* _Work instructions_
Search the data below for "React"; list each line that holds it.

* _Supplied data_
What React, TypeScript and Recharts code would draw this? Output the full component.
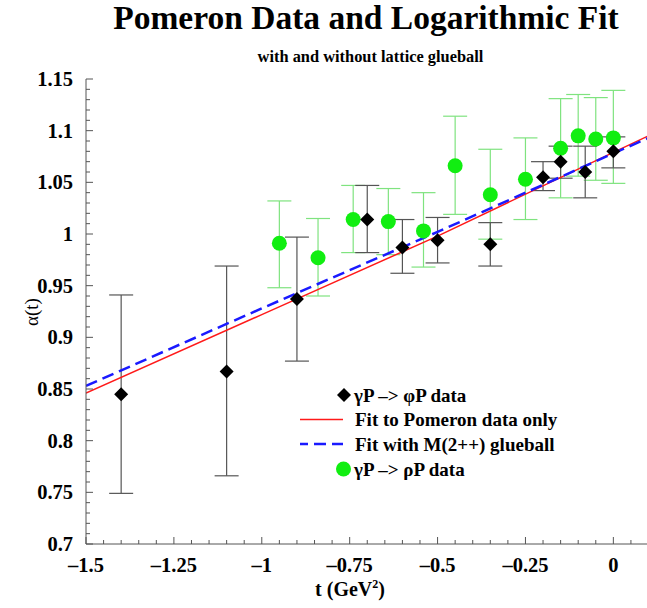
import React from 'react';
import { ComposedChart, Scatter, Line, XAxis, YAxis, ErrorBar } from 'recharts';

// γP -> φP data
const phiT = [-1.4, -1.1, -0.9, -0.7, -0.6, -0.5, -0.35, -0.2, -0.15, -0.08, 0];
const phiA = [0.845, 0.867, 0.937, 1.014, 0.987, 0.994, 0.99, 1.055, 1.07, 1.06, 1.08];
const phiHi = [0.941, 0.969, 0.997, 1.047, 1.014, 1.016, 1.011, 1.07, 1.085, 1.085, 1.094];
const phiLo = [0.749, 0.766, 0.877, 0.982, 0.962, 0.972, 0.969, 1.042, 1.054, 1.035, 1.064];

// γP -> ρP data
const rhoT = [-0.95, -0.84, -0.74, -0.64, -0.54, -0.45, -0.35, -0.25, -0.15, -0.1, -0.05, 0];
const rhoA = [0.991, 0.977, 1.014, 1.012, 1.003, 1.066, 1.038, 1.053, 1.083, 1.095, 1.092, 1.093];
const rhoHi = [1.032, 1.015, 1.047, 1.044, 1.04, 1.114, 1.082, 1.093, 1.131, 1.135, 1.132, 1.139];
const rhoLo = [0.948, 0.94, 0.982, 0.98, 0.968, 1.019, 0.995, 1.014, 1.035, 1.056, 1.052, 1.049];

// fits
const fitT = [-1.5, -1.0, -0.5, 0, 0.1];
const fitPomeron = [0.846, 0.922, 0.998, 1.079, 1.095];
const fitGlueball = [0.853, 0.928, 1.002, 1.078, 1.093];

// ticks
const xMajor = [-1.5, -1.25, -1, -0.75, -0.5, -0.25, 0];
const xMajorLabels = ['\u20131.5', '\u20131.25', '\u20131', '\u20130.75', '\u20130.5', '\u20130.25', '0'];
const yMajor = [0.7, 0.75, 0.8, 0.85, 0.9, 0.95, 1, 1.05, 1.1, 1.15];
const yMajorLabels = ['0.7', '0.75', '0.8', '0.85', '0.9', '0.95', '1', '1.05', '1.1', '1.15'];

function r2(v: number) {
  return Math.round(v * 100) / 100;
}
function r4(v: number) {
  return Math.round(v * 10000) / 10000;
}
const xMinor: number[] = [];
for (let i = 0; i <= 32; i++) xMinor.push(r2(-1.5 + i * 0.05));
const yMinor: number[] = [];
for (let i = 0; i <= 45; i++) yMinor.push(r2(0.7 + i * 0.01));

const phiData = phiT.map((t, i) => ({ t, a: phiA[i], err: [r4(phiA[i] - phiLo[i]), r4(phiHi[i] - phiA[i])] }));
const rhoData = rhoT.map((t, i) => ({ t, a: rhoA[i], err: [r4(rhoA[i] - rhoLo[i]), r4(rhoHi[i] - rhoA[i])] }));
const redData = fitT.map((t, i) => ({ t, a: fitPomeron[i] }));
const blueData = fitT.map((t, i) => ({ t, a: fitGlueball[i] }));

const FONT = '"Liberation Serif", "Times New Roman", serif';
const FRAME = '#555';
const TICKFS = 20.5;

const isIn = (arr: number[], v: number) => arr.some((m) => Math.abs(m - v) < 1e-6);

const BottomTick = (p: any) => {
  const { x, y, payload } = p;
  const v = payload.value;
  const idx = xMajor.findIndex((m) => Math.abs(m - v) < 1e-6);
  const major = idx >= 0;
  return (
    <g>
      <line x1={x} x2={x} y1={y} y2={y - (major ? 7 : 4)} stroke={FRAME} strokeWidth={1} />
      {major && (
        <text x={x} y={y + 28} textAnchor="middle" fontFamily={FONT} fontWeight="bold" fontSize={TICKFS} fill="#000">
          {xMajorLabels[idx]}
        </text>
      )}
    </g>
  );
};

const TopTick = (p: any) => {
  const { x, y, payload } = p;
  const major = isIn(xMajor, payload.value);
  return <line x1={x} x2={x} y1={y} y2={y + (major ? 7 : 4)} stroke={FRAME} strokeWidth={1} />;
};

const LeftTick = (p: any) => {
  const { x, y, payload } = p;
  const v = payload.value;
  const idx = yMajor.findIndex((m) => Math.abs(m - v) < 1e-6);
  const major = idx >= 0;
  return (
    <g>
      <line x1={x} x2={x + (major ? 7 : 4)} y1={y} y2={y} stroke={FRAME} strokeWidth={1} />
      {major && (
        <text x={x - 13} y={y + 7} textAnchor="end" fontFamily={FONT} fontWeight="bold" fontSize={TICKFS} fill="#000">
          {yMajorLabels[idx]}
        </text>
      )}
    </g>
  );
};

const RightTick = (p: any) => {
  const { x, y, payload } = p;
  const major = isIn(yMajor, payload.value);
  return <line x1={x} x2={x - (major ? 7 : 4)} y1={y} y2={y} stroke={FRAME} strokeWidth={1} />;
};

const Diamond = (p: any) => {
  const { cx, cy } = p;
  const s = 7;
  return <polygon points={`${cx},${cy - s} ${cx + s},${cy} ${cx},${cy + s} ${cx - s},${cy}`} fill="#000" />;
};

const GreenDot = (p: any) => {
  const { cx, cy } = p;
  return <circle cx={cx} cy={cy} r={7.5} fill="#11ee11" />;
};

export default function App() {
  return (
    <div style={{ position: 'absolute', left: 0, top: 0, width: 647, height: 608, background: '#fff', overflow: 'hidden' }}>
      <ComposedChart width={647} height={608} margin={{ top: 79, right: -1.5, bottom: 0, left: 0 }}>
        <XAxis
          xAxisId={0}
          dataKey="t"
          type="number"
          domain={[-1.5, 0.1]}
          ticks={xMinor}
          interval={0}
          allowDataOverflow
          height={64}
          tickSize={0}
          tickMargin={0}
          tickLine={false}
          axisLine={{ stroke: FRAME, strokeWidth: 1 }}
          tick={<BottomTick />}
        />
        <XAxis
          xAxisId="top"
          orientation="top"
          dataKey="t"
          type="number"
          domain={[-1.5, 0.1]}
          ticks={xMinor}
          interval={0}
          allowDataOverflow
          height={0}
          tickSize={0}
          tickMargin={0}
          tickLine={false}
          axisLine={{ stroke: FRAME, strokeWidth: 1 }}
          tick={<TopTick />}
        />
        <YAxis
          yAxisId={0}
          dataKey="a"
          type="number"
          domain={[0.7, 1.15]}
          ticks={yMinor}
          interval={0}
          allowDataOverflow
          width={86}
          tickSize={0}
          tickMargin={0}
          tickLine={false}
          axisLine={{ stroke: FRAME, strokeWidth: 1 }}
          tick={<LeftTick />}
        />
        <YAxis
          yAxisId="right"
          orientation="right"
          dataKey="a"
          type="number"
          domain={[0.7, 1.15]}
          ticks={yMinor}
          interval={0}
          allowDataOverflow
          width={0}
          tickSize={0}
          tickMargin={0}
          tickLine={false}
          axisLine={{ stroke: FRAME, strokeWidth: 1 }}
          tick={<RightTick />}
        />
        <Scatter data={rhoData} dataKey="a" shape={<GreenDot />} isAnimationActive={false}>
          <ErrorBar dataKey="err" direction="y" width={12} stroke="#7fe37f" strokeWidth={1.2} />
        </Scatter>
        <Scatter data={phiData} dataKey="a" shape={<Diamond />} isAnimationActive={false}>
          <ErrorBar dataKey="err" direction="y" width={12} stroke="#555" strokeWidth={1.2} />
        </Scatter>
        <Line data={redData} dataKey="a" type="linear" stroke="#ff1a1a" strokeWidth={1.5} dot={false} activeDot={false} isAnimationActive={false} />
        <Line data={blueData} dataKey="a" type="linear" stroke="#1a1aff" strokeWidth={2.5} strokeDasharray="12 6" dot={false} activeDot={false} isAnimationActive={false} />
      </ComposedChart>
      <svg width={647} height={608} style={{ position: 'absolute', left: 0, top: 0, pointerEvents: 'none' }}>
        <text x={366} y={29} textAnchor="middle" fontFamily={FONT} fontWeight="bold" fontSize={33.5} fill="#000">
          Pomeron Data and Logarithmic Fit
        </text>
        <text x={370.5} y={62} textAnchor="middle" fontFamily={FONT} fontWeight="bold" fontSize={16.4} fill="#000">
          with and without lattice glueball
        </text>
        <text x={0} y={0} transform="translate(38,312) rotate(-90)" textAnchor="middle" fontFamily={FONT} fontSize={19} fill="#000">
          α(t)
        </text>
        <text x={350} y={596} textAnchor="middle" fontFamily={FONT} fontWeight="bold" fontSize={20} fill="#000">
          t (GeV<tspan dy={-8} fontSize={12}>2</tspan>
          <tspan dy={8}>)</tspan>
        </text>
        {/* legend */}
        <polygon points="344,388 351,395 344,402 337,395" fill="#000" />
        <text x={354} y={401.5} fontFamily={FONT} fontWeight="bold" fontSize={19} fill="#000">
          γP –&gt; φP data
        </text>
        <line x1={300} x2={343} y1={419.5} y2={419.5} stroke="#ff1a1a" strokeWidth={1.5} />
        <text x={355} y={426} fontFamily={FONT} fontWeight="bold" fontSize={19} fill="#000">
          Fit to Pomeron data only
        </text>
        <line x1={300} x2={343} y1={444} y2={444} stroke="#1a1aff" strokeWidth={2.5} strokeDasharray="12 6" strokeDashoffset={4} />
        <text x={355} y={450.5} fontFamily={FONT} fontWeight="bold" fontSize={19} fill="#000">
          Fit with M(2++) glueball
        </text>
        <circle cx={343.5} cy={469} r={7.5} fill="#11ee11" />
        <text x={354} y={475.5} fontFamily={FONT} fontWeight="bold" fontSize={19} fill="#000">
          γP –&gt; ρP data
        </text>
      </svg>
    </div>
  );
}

* _Response for this exercise_
What React, TypeScript and Recharts code would draw this? Output the full component.
import React from 'react';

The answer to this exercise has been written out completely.